DATA SHOWN –
-------------------------

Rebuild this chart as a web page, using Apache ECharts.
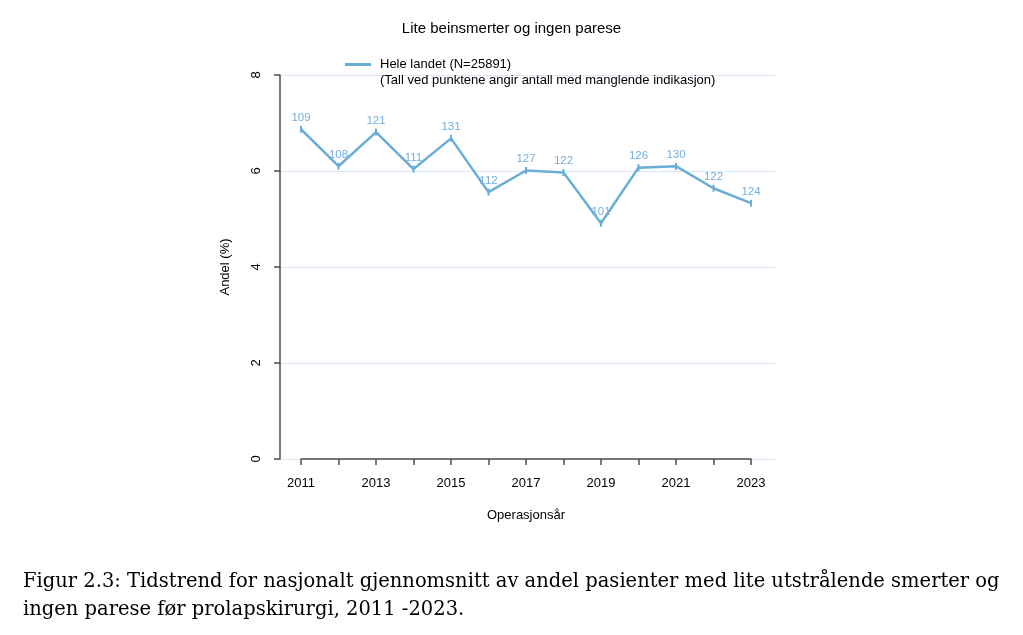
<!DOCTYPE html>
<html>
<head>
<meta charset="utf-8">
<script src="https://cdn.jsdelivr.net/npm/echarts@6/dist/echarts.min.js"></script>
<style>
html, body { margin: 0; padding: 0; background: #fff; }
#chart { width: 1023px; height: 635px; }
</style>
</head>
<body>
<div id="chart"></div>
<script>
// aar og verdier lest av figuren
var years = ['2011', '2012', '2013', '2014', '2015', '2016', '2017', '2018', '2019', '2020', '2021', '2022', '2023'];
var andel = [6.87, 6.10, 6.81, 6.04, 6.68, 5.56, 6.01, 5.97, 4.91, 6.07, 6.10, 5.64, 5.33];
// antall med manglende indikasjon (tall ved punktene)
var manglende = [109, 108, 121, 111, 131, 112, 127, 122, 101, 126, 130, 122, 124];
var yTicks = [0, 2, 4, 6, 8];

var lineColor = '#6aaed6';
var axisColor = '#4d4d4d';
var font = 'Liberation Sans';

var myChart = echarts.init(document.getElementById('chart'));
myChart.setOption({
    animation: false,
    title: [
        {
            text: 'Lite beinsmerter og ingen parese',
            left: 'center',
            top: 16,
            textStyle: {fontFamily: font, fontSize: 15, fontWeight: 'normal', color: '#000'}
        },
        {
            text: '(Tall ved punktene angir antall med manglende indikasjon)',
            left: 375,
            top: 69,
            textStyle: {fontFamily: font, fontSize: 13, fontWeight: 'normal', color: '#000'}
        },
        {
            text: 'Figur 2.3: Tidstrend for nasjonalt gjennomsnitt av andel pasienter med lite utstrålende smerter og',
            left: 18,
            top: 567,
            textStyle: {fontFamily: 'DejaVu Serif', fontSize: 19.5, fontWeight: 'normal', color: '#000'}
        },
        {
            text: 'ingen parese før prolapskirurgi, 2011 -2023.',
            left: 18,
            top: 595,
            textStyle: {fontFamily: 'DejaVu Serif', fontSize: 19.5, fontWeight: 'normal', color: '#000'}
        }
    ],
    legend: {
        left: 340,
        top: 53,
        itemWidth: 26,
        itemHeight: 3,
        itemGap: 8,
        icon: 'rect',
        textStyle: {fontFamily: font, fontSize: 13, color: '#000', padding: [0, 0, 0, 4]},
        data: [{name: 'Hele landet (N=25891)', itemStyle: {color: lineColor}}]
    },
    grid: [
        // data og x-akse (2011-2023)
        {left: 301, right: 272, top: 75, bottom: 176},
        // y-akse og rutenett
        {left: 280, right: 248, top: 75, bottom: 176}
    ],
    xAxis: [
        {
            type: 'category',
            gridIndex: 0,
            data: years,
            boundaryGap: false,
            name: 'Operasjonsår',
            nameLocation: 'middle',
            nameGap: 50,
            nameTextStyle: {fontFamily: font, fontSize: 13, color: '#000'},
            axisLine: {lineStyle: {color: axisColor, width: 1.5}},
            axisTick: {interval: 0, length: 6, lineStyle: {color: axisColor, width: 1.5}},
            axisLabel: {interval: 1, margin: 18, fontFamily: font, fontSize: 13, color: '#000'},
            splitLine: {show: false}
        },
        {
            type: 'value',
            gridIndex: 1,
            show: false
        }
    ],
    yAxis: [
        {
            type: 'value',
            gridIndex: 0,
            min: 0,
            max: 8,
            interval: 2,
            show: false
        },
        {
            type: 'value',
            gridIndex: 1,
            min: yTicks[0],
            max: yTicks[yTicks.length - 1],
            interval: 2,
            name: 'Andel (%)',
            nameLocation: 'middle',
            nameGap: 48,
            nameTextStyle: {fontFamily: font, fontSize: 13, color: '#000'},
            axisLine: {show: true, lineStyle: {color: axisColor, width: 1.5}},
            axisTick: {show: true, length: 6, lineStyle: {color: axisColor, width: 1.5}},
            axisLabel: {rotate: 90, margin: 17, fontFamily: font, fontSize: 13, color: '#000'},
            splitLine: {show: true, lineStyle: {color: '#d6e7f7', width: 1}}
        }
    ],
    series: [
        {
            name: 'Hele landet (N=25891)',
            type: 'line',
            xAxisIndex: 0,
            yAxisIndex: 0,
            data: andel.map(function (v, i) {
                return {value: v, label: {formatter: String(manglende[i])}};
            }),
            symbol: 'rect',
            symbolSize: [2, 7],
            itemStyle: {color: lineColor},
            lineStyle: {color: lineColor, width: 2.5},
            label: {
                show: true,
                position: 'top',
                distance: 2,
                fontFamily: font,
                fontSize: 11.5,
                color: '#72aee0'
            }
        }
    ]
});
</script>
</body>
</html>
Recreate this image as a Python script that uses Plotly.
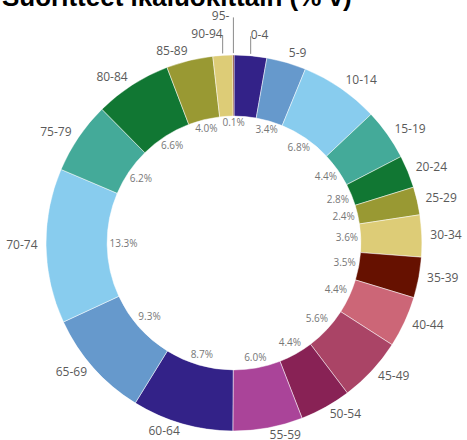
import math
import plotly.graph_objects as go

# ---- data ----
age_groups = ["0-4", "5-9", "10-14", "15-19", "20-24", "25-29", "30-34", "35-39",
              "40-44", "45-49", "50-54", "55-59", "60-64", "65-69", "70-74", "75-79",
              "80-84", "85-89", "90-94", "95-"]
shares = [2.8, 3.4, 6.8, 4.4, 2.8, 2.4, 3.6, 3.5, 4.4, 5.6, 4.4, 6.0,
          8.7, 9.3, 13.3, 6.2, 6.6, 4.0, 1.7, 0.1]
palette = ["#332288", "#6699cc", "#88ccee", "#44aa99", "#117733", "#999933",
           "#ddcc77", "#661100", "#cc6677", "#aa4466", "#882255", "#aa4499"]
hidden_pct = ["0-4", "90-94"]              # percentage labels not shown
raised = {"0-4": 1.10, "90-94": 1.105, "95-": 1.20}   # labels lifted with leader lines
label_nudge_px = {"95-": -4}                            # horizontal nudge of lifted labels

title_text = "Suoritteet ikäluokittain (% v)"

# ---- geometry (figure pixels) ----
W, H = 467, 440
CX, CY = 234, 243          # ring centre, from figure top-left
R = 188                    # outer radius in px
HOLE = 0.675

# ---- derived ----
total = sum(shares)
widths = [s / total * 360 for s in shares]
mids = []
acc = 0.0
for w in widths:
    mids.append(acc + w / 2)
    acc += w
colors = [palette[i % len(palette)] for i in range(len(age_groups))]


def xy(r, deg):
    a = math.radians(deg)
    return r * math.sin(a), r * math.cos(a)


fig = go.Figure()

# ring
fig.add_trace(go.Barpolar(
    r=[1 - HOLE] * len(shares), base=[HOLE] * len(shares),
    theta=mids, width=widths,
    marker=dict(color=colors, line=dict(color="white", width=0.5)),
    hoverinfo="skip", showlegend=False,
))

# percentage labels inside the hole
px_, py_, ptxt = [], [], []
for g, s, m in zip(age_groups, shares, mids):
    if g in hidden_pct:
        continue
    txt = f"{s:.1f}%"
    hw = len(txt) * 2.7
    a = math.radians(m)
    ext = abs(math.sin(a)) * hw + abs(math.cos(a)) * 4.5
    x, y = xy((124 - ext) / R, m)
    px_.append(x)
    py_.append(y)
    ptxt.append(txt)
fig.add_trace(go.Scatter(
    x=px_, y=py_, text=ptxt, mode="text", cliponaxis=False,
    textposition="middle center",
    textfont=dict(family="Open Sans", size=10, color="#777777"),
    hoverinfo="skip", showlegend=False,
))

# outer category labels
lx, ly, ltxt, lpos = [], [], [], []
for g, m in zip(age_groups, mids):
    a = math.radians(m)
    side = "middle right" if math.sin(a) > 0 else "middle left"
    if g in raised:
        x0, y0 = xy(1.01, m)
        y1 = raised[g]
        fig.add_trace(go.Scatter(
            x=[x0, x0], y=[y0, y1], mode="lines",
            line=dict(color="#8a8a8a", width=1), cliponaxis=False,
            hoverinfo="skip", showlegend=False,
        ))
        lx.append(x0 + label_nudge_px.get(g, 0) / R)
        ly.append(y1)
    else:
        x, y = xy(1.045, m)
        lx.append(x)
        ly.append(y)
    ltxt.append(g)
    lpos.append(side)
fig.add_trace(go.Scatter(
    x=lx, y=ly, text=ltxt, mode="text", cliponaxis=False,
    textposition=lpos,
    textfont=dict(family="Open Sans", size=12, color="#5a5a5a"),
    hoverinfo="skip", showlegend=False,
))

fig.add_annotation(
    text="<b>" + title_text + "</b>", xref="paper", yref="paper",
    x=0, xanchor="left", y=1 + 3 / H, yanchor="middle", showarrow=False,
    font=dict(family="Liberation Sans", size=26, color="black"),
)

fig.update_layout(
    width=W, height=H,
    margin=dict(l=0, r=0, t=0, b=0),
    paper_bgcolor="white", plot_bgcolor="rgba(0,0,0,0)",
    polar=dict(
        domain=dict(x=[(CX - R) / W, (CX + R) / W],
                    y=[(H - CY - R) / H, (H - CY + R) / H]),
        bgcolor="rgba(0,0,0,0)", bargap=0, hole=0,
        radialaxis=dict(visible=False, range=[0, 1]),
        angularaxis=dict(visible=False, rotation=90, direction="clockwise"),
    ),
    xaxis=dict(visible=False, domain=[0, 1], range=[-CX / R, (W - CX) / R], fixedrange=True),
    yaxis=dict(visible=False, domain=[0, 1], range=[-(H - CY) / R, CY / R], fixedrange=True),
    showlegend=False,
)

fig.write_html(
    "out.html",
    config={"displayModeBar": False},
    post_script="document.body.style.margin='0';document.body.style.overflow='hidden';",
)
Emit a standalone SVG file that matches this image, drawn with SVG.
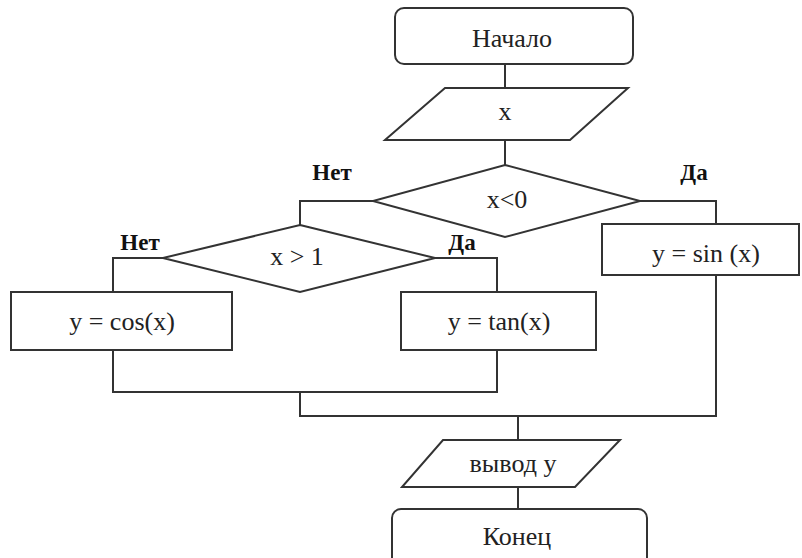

-------------------------

PROBLEM STATEMENT – Please return, exactly as written, the lines from the first line of the records above through the line containing "var font = 'Liberation Sans';", both included, leaving out any pictures.

OUTPUT FOR THIS EXERCISE –
Rebuild this chart as a web page, using Apache ECharts.
<!DOCTYPE html>
<html>
<head>
<meta charset="utf-8">
<script src="https://cdn.jsdelivr.net/npm/echarts@6/dist/echarts.min.js"></script>
<style>
html, body { margin: 0; padding: 0; background: #fff; }
#chart { width: 1023px; height: 635px; }
</style>
</head>
<body>
<div id="chart"></div>
<script>
// aar og verdier lest av figuren
var years = ['2011', '2012', '2013', '2014', '2015', '2016', '2017', '2018', '2019', '2020', '2021', '2022', '2023'];
var andel = [6.87, 6.10, 6.81, 6.04, 6.68, 5.56, 6.01, 5.97, 4.91, 6.07, 6.10, 5.64, 5.33];
// antall med manglende indikasjon (tall ved punktene)
var manglende = [109, 108, 121, 111, 131, 112, 127, 122, 101, 126, 130, 122, 124];
var yTicks = [0, 2, 4, 6, 8];

var lineColor = '#6aaed6';
var axisColor = '#4d4d4d';
var font = 'Liberation Sans';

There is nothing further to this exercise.